▸ **Instructions for the task**:
Repeat, exactly and in full, the lines of the listing below, but without any pictures.

-- BEGIN --

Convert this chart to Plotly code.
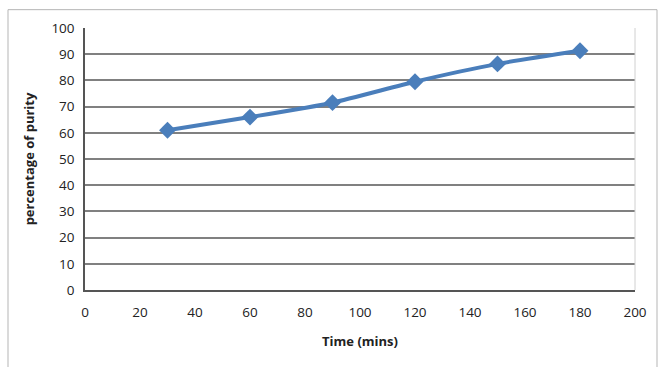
import plotly.graph_objects as go

# Purity of the product over the reaction time
time_mins = [30, 60, 90, 120, 150, 180]
purity_pct = [61, 66, 71.5, 79.5, 86.3, 91.3]

x_ticks = [0, 20, 40, 60, 80, 100, 120, 140, 160, 180, 200]
y_ticks = [0, 10, 20, 30, 40, 50, 60, 70, 80, 90, 100]

BLUE = "#4a7ebb"
GRID = "#808080"
FONT = "Open Sans, Liberation Sans, sans-serif"

fig = go.Figure()
fig.add_trace(go.Scatter(
    x=time_mins,
    y=purity_pct,
    mode="lines+markers",
    line=dict(color=BLUE, width=4, shape="spline", smoothing=0.6),
    marker=dict(symbol="diamond", size=13, color=BLUE),
    showlegend=False,
))

# Chart-area frame around the whole plot
fig.add_shape(type="rect", xref="paper", yref="paper",
              x0=-0.14, x1=1.04, y0=-0.30, y1=1.07,
              line=dict(color="#b5b5b5", width=1), fillcolor="rgba(0,0,0,0)", layer="below")

fig.update_layout(
    width=660, height=367,
    margin=dict(l=85, r=25, t=27.5, b=77),
    paper_bgcolor="white", plot_bgcolor="white",
    font=dict(family=FONT, size=13.5, color="#222222"),
    xaxis=dict(
        range=[0, 200], tickvals=x_ticks, showgrid=False, zeroline=False,
        showline=True, linecolor="#555555", linewidth=1.5,
        mirror=False, ticks="", ticklen=0, ticklabelstandoff=9,
        tickfont=dict(size=13.5),
        title=dict(text="<b>Time (mins)</b>", font=dict(size=13, family=FONT), standoff=17),
    ),
    yaxis=dict(
        range=[0, 100], tickvals=y_ticks, showgrid=True, gridcolor=GRID, gridwidth=2,
        zeroline=False, showline=True, linecolor="#555555", linewidth=1.5,
        ticks="", ticklen=0, ticklabelstandoff=6,
        tickfont=dict(size=13.5),
        title=dict(text="<b>percentage of purity</b>", font=dict(size=13, family=FONT), standoff=14),
    ),
)

# Light right-hand edge of the plot area
fig.add_shape(type="line", xref="paper", yref="paper", x0=1, x1=1, y0=0, y1=1,
              line=dict(color="#d0d0d0", width=1))

fig.write_html("out.html")
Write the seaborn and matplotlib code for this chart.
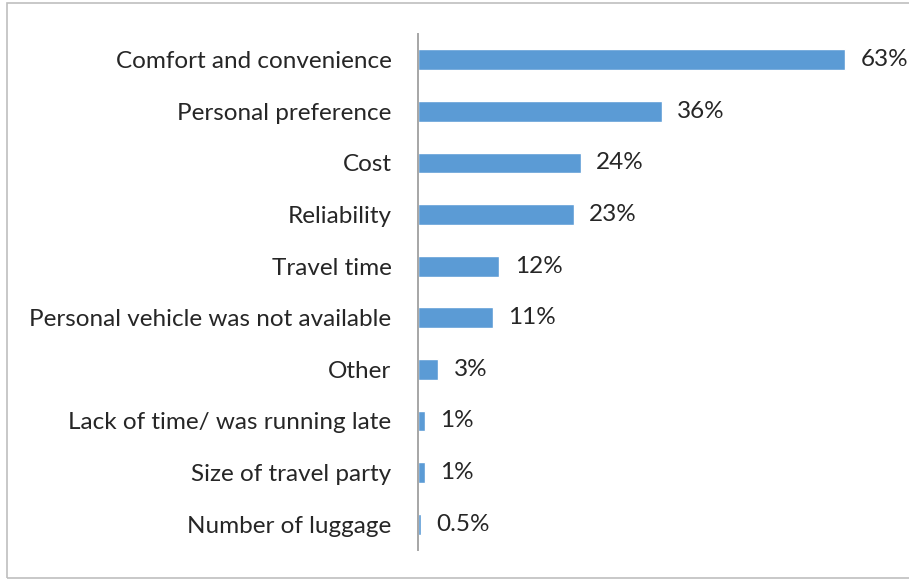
import matplotlib
matplotlib.use("Agg")
import matplotlib.pyplot as plt
from matplotlib.patches import Rectangle
import seaborn as sns
import pandas as pd
import numpy as np

reasons = [
    "Comfort and convenience",
    "Personal preference",
    "Cost",
    "Reliability",
    "Travel time",
    "Personal vehicle was not available",
    "Other",
    "Lack of time/ was running late",
    "Size of travel party",
    "Number of luggage",
]
shares = [63, 36, 24, 23, 12, 11, 3, 1, 1, 0.5]
share_labels = ["63%", "36%", "24%", "23%", "12%", "11%", "3%", "1%", "1%", "0.5%"]

df = pd.DataFrame({"reason": reasons, "share": shares})

sns.set_theme(style="white")
plt.rcParams["font.family"] = ["Lato", "DejaVu Sans"]

fig = plt.figure(figsize=(9.09, 5.8), dpi=100)
ax = fig.add_axes([418 / 909, 30 / 580, 482 / 909, 516 / 580])

sns.barplot(data=df, y="reason", x="share", orient="h", color="#5b9bd5",
            saturation=1, width=0.4, ax=ax)

ax.set_xlim(0, 482 / 6.78)
ax.set_ylim(len(reasons) - 0.5, -0.5)
ax.set_xlabel("")
ax.set_ylabel("")
ax.set_xticks([])

for s in ["top", "right", "bottom"]:
    ax.spines[s].set_visible(False)
ax.spines["left"].set_color("#a6a6a6")
ax.spines["left"].set_linewidth(1.4)

ax.tick_params(axis="y", which="major", length=0, pad=19, labelsize=17.5,
               labelcolor="#262626")
ax.set_yticks(np.arange(len(reasons) + 1) - 0.5, minor=True)
ax.tick_params(axis="y", which="minor", length=4, width=1.2, color="#a6a6a6",
               direction="out")

for i, (v, lab) in enumerate(zip(shares, share_labels)):
    ax.annotate(lab, xy=(v, i), xytext=(11, 0), textcoords="offset points",
                ha="left", va="center", fontsize=17.5, color="#262626")

# thin frame around the figure
fig.patches.append(Rectangle((7 / 909, 2 / 580), 1.2, 575 / 580,
                             transform=fig.transFigure, fill=False,
                             edgecolor="#bfbfbf", linewidth=1.2))

fig.savefig("out.png", dpi=100)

-- END --

▸ **Answer to this problem**:
Convert this chart to Plotly code.
import plotly.graph_objects as go

# Purity of the product over the reaction time
time_mins = [30, 60, 90, 120, 150, 180]
purity_pct = [61, 66, 71.5, 79.5, 86.3, 91.3]

x_ticks = [0, 20, 40, 60, 80, 100, 120, 140, 160, 180, 200]
y_ticks = [0, 10, 20, 30, 40, 50, 60, 70, 80, 90, 100]

BLUE = "#4a7ebb"
GRID = "#808080"
FONT = "Open Sans, Liberation Sans, sans-serif"

fig = go.Figure()
fig.add_trace(go.Scatter(
    x=time_mins,
    y=purity_pct,
    mode="lines+markers",
    line=dict(color=BLUE, width=4, shape="spline", smoothing=0.6),
    marker=dict(symbol="diamond", size=13, color=BLUE),
    showlegend=False,
))

# Chart-area frame around the whole plot
fig.add_shape(type="rect", xref="paper", yref="paper",
              x0=-0.14, x1=1.04, y0=-0.30, y1=1.07,
              line=dict(color="#b5b5b5", width=1), fillcolor="rgba(0,0,0,0)", layer="below")

fig.update_layout(
    width=660, height=367,
    margin=dict(l=85, r=25, t=27.5, b=77),
    paper_bgcolor="white", plot_bgcolor="white",
    font=dict(family=FONT, size=13.5, color="#222222"),
    xaxis=dict(
        range=[0, 200], tickvals=x_ticks, showgrid=False, zeroline=False,
        showline=True, linecolor="#555555", linewidth=1.5,
        mirror=False, ticks="", ticklen=0, ticklabelstandoff=9,
        tickfont=dict(size=13.5),
        title=dict(text="<b>Time (mins)</b>", font=dict(size=13, family=FONT), standoff=17),
    ),
    yaxis=dict(
        range=[0, 100], tickvals=y_ticks, showgrid=True, gridcolor=GRID, gridwidth=2,
        zeroline=False, showline=True, linecolor="#555555", linewidth=1.5,
        ticks="", ticklen=0, ticklabelstandoff=6,
        tickfont=dict(size=13.5),
        title=dict(text="<b>percentage of purity</b>", font=dict(size=13, family=FONT), standoff=14),
    ),
)

# Light right-hand edge of the plot area
fig.add_shape(type="line", xref="paper", yref="paper", x0=1, x1=1, y0=0, y1=1,
              line=dict(color="#d0d0d0", width=1))

fig.write_html("out.html")
Write the seaborn and matplotlib code for this chart.
import matplotlib
matplotlib.use("Agg")
import matplotlib.pyplot as plt
from matplotlib.patches import Rectangle
import seaborn as sns
import pandas as pd
import numpy as np

reasons = [
    "Comfort and convenience",
    "Personal preference",
    "Cost",
    "Reliability",
    "Travel time",
    "Personal vehicle was not available",
    "Other",
    "Lack of time/ was running late",
    "Size of travel party",
    "Number of luggage",
]
shares = [63, 36, 24, 23, 12, 11, 3, 1, 1, 0.5]
share_labels = ["63%", "36%", "24%", "23%", "12%", "11%", "3%", "1%", "1%", "0.5%"]

df = pd.DataFrame({"reason": reasons, "share": shares})

sns.set_theme(style="white")
plt.rcParams["font.family"] = ["Lato", "DejaVu Sans"]

fig = plt.figure(figsize=(9.09, 5.8), dpi=100)
ax = fig.add_axes([418 / 909, 30 / 580, 482 / 909, 516 / 580])

sns.barplot(data=df, y="reason", x="share", orient="h", color="#5b9bd5",
            saturation=1, width=0.4, ax=ax)

ax.set_xlim(0, 482 / 6.78)
ax.set_ylim(len(reasons) - 0.5, -0.5)
ax.set_xlabel("")
ax.set_ylabel("")
ax.set_xticks([])

for s in ["top", "right", "bottom"]:
    ax.spines[s].set_visible(False)
ax.spines["left"].set_color("#a6a6a6")
ax.spines["left"].set_linewidth(1.4)

ax.tick_params(axis="y", which="major", length=0, pad=19, labelsize=17.5,
               labelcolor="#262626")
ax.set_yticks(np.arange(len(reasons) + 1) - 0.5, minor=True)
ax.tick_params(axis="y", which="minor", length=4, width=1.2, color="#a6a6a6",
               direction="out")

for i, (v, lab) in enumerate(zip(shares, share_labels)):
    ax.annotate(lab, xy=(v, i), xytext=(11, 0), textcoords="offset points",
                ha="left", va="center", fontsize=17.5, color="#262626")

# thin frame around the figure
fig.patches.append(Rectangle((7 / 909, 2 / 580), 1.2, 575 / 580,
                             transform=fig.transFigure, fill=False,
                             edgecolor="#bfbfbf", linewidth=1.2))

fig.savefig("out.png", dpi=100)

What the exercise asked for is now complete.